* Exercise task
Repeat every line of the data exactly, but not the pictures.

* Given information
────────
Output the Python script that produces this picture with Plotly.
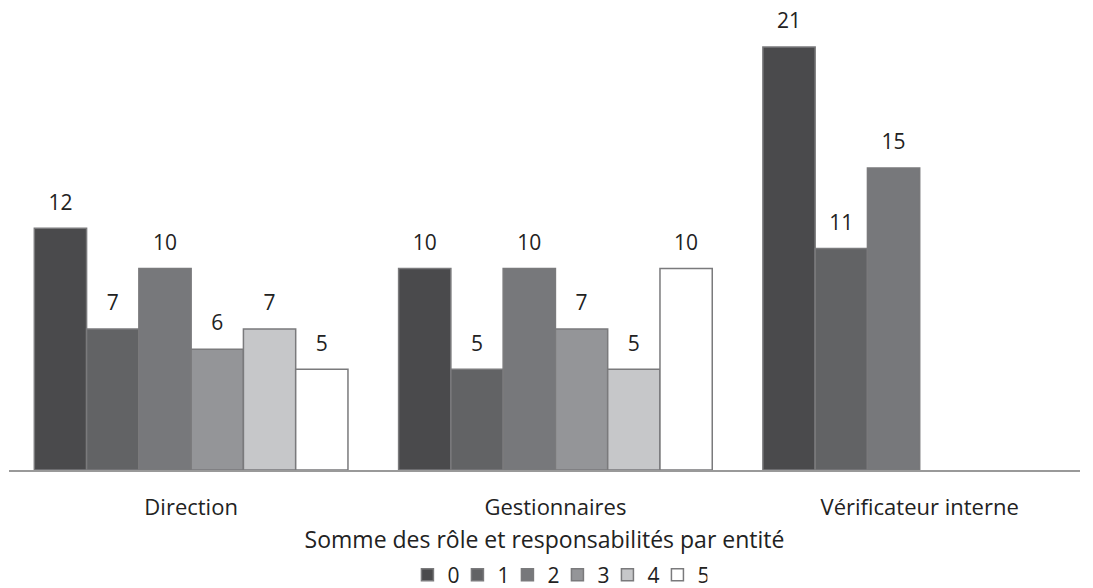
import plotly.graph_objects as go

categories = ["Direction", "Gestionnaires", "Vérificateur interne"]
series_names = ["0", "1", "2", "3", "4", "5"]
values_0 = [12, 10, 21]
values_1 = [7, 5, 11]
values_2 = [10, 10, 15]
values_3 = [6, 7, None]
values_4 = [7, 5, None]
values_5 = [5, 10, None]

all_values = [values_0, values_1, values_2, values_3, values_4, values_5]
colors = ["#4a4a4c", "#626365", "#77787b", "#949598", "#c6c7c9", "#ffffff"]

fig = go.Figure()
for name, vals, col in zip(series_names, all_values, colors):
    fig.add_trace(go.Bar(
        x=categories,
        y=vals,
        name=name,
        marker=dict(color=col, line=dict(color="#7a7a7c", width=1.5)),
        hoverinfo="y",
    ))

# value labels: invisible grouped markers so the text sits a bit above each bar
for name, vals in zip(series_names, all_values):
    fig.add_trace(go.Scatter(
        x=categories,
        y=vals,
        mode="markers+text",
        text=[str(v) if v is not None else "" for v in vals],
        textposition="top center",
        textfont=dict(size=21, color="#222222"),
        marker=dict(size=20, color="rgba(0,0,0,0)"),
        showlegend=False,
        hoverinfo="skip",
        cliponaxis=False,
    ))

fig.update_layout(
    width=1093,
    height=588,
    barmode="group",
    bargap=0.139,
    bargroupgap=0,
    scattermode="group",
    scattergap=0.139,
    plot_bgcolor="white",
    paper_bgcolor="white",
    font=dict(family="Open Sans", size=21, color="#222222"),
    margin=dict(l=9, r=13, t=10, b=118, autoexpand=False),
    showlegend=True,
    legend=dict(
        orientation="h",
        x=0.51, xanchor="center", xref="container",
        y=0.022, yanchor="middle", yref="container",
        font=dict(size=21),
        itemwidth=30,
        entrywidth=5,
        traceorder="normal",
    ),
    xaxis=dict(
        range=[-0.5, 2.44],
        showline=True,
        linecolor="#999999",
        linewidth=1.5,
        ticks="",
        tickfont=dict(size=22),
        ticklabelstandoff=17,
        title=dict(text="Somme des rôle et responsabilités par entité", standoff=13,
                   font=dict(size=23)),
    ),
    yaxis=dict(
        range=[0, 22.84],
        showgrid=False,
        showticklabels=False,
        zeroline=False,
    ),
)

fig.write_html("out.html", config={"displayModeBar": False},
               post_script="document.body.style.margin='0';")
────────
* Finished answer
Output the Python script that produces this picture with Plotly.
import plotly.graph_objects as go

categories = ["Direction", "Gestionnaires", "Vérificateur interne"]
series_names = ["0", "1", "2", "3", "4", "5"]
values_0 = [12, 10, 21]
values_1 = [7, 5, 11]
values_2 = [10, 10, 15]
values_3 = [6, 7, None]
values_4 = [7, 5, None]
values_5 = [5, 10, None]

all_values = [values_0, values_1, values_2, values_3, values_4, values_5]
colors = ["#4a4a4c", "#626365", "#77787b", "#949598", "#c6c7c9", "#ffffff"]

fig = go.Figure()
for name, vals, col in zip(series_names, all_values, colors):
    fig.add_trace(go.Bar(
        x=categories,
        y=vals,
        name=name,
        marker=dict(color=col, line=dict(color="#7a7a7c", width=1.5)),
        hoverinfo="y",
    ))

# value labels: invisible grouped markers so the text sits a bit above each bar
for name, vals in zip(series_names, all_values):
    fig.add_trace(go.Scatter(
        x=categories,
        y=vals,
        mode="markers+text",
        text=[str(v) if v is not None else "" for v in vals],
        textposition="top center",
        textfont=dict(size=21, color="#222222"),
        marker=dict(size=20, color="rgba(0,0,0,0)"),
        showlegend=False,
        hoverinfo="skip",
        cliponaxis=False,
    ))

fig.update_layout(
    width=1093,
    height=588,
    barmode="group",
    bargap=0.139,
    bargroupgap=0,
    scattermode="group",
    scattergap=0.139,
    plot_bgcolor="white",
    paper_bgcolor="white",
    font=dict(family="Open Sans", size=21, color="#222222"),
    margin=dict(l=9, r=13, t=10, b=118, autoexpand=False),
    showlegend=True,
    legend=dict(
        orientation="h",
        x=0.51, xanchor="center", xref="container",
        y=0.022, yanchor="middle", yref="container",
        font=dict(size=21),
        itemwidth=30,
        entrywidth=5,
        traceorder="normal",
    ),
    xaxis=dict(
        range=[-0.5, 2.44],
        showline=True,
        linecolor="#999999",
        linewidth=1.5,
        ticks="",
        tickfont=dict(size=22),
        ticklabelstandoff=17,
        title=dict(text="Somme des rôle et responsabilités par entité", standoff=13,
                   font=dict(size=23)),
    ),
    yaxis=dict(
        range=[0, 22.84],
        showgrid=False,
        showticklabels=False,
        zeroline=False,
    ),
)

fig.write_html("out.html", config={"displayModeBar": False},
               post_script="document.body.style.margin='0';")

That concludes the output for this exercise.